-- START PROVIDED DATA --

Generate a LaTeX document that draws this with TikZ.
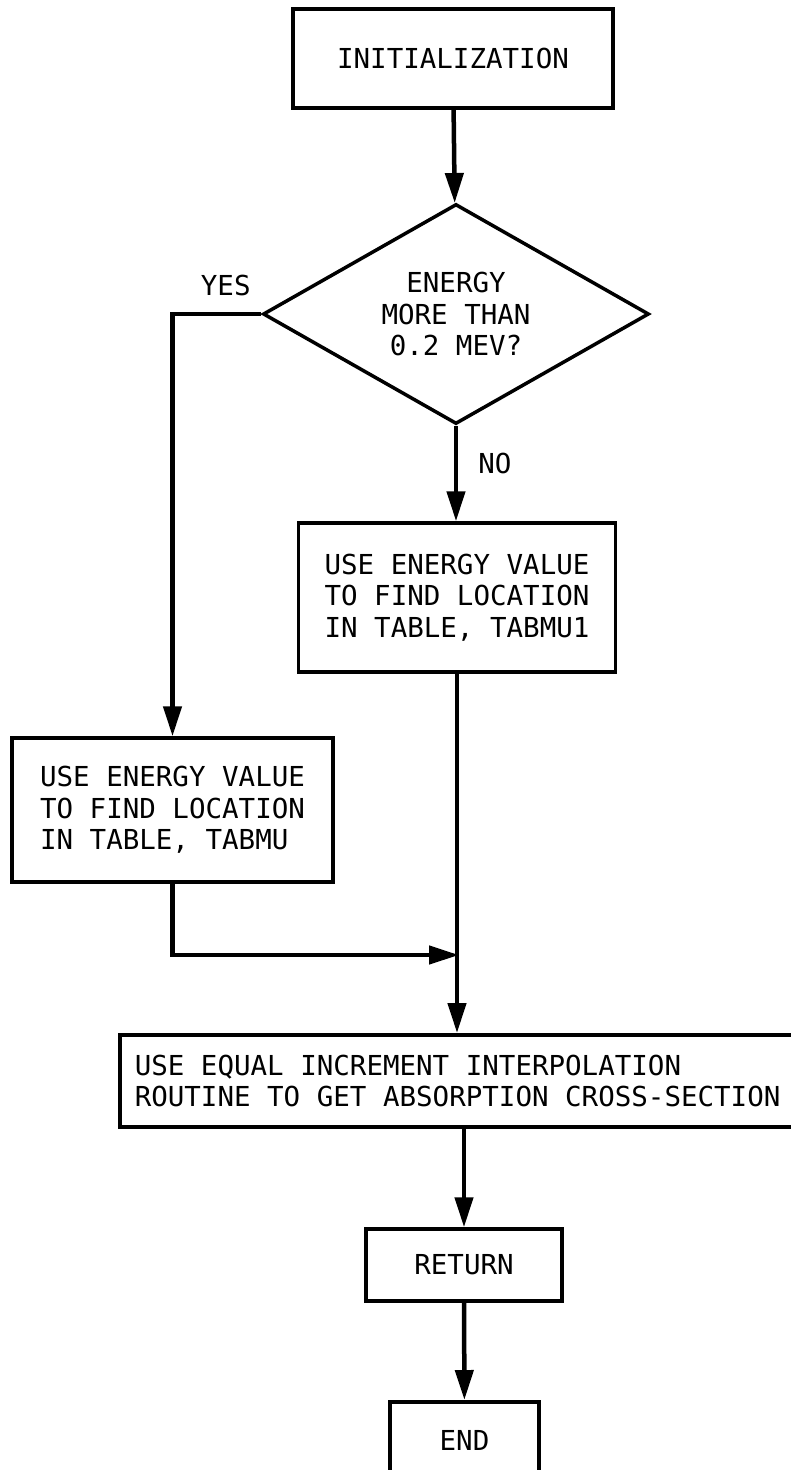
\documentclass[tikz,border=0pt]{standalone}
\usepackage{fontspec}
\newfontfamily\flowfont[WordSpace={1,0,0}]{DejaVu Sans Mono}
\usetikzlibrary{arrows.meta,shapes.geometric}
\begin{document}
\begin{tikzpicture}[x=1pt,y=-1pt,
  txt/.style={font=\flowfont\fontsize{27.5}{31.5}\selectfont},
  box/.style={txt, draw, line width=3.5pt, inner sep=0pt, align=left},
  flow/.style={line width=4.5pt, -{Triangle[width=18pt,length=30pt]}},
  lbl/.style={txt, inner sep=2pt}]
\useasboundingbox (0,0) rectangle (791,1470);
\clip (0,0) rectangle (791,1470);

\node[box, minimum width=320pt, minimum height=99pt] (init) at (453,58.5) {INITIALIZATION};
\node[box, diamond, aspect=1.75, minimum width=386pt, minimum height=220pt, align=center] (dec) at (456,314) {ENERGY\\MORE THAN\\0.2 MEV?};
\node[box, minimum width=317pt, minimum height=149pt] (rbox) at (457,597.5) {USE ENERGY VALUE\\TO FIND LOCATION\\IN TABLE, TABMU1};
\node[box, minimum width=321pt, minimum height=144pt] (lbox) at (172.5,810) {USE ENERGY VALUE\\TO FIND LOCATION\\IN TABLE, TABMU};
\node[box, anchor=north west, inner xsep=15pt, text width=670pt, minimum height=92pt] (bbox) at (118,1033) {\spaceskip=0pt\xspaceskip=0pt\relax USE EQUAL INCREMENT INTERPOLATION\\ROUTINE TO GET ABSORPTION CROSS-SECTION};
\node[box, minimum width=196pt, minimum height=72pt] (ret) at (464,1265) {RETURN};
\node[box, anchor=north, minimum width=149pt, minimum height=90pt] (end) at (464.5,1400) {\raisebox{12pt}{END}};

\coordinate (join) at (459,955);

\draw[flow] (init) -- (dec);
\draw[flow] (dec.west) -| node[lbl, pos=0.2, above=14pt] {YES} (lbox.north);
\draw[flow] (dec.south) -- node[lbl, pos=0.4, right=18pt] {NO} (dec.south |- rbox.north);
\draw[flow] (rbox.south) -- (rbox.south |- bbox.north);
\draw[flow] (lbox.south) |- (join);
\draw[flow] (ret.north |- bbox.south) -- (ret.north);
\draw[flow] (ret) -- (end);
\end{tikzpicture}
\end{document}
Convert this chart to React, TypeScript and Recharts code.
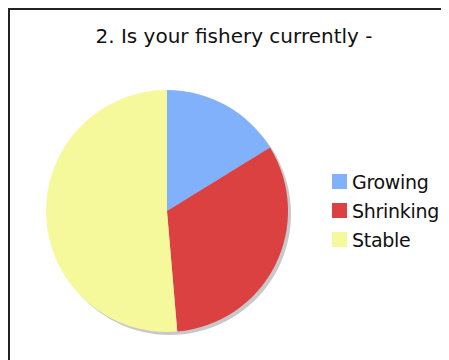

-- END PROVIDED DATA --

* **EXERCISE BRIEF**:
Can you restate all the records above word for word while dropping the pictures?

* **THE RESULT**:
Generate a LaTeX document that draws this with TikZ.
\documentclass[tikz,border=0pt]{standalone}
\usepackage{fontspec}
\newfontfamily\flowfont[WordSpace={1,0,0}]{DejaVu Sans Mono}
\usetikzlibrary{arrows.meta,shapes.geometric}
\begin{document}
\begin{tikzpicture}[x=1pt,y=-1pt,
  txt/.style={font=\flowfont\fontsize{27.5}{31.5}\selectfont},
  box/.style={txt, draw, line width=3.5pt, inner sep=0pt, align=left},
  flow/.style={line width=4.5pt, -{Triangle[width=18pt,length=30pt]}},
  lbl/.style={txt, inner sep=2pt}]
\useasboundingbox (0,0) rectangle (791,1470);
\clip (0,0) rectangle (791,1470);

\node[box, minimum width=320pt, minimum height=99pt] (init) at (453,58.5) {INITIALIZATION};
\node[box, diamond, aspect=1.75, minimum width=386pt, minimum height=220pt, align=center] (dec) at (456,314) {ENERGY\\MORE THAN\\0.2 MEV?};
\node[box, minimum width=317pt, minimum height=149pt] (rbox) at (457,597.5) {USE ENERGY VALUE\\TO FIND LOCATION\\IN TABLE, TABMU1};
\node[box, minimum width=321pt, minimum height=144pt] (lbox) at (172.5,810) {USE ENERGY VALUE\\TO FIND LOCATION\\IN TABLE, TABMU};
\node[box, anchor=north west, inner xsep=15pt, text width=670pt, minimum height=92pt] (bbox) at (118,1033) {\spaceskip=0pt\xspaceskip=0pt\relax USE EQUAL INCREMENT INTERPOLATION\\ROUTINE TO GET ABSORPTION CROSS-SECTION};
\node[box, minimum width=196pt, minimum height=72pt] (ret) at (464,1265) {RETURN};
\node[box, anchor=north, minimum width=149pt, minimum height=90pt] (end) at (464.5,1400) {\raisebox{12pt}{END}};

\coordinate (join) at (459,955);

\draw[flow] (init) -- (dec);
\draw[flow] (dec.west) -| node[lbl, pos=0.2, above=14pt] {YES} (lbox.north);
\draw[flow] (dec.south) -- node[lbl, pos=0.4, right=18pt] {NO} (dec.south |- rbox.north);
\draw[flow] (rbox.south) -- (rbox.south |- bbox.north);
\draw[flow] (lbox.south) |- (join);
\draw[flow] (ret.north |- bbox.south) -- (ret.north);
\draw[flow] (ret) -- (end);
\end{tikzpicture}
\end{document}
Convert this chart to React, TypeScript and Recharts code.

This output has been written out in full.